Infinity War takes these academics’ theories out of the classroom or lecture hall and explores them on the big screen with characters audiences everywhere have come to know and love deeply. Thanos has spent years systematically murdering fifty percent of numerous alien populations throughout the galaxy – up to and including the already halved Asgardian people, who have just lost their homeworld (which was apparently more sparsely inhabited than we thought, given the relatively small number of refugees who got loaded onto the Statesman at the end of Ragnarok).

Right out of the gate, Infinity War offers a very clear presentation of what the world would look like if those who desire the eradication of large numbers of human beings had their way. The Asgardians are practically on the verge of extinction; by Thanos’ own stated objectives, they should be safe from his culling.

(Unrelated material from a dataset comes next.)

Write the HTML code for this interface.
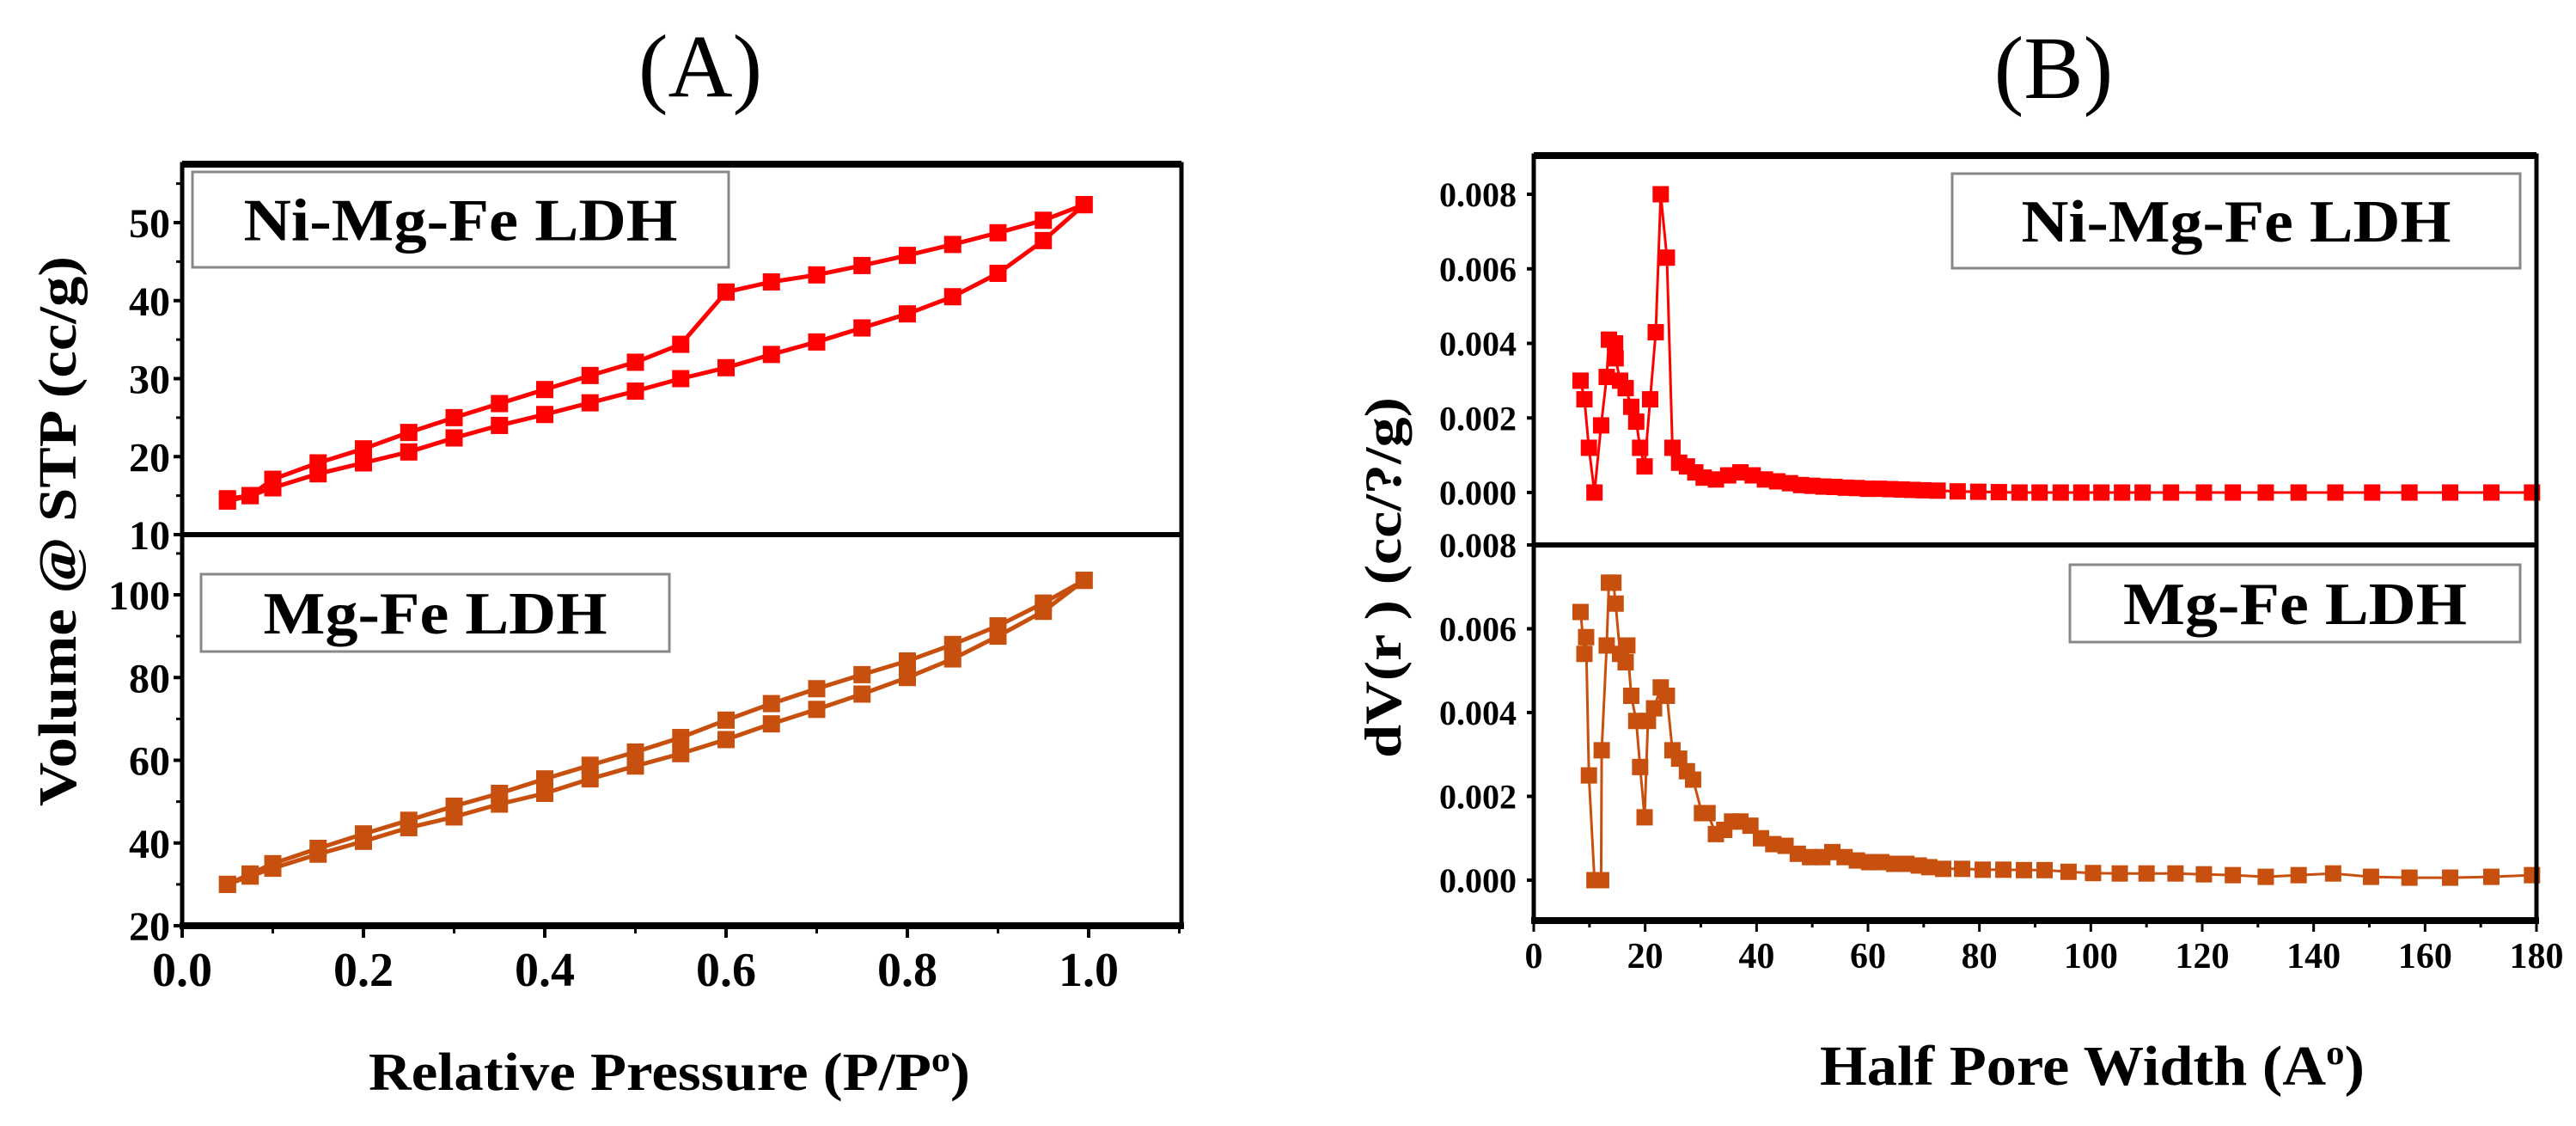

But they are not. The Mad Titan walks aboard their ship, ostensibly searching for the Space Stone/Tesseract, and slaughters innocent civilians. Men, women, and children – none are spared, not even the (somewhat improbably) redeemed Loki. According to his mission parameters, there should be no reason for him to do this. Yet he wipes them all out without batting an eye anyway.

His actions put the lie to his rationale that in order to save the environment of the cosmos, he has to bring “balance” to a population that is already teetering on the edge of annihilation. Thanos is no savior, he’s a mass murderer. And those who espouse a similar worldview in real life are no less genocidal than he is.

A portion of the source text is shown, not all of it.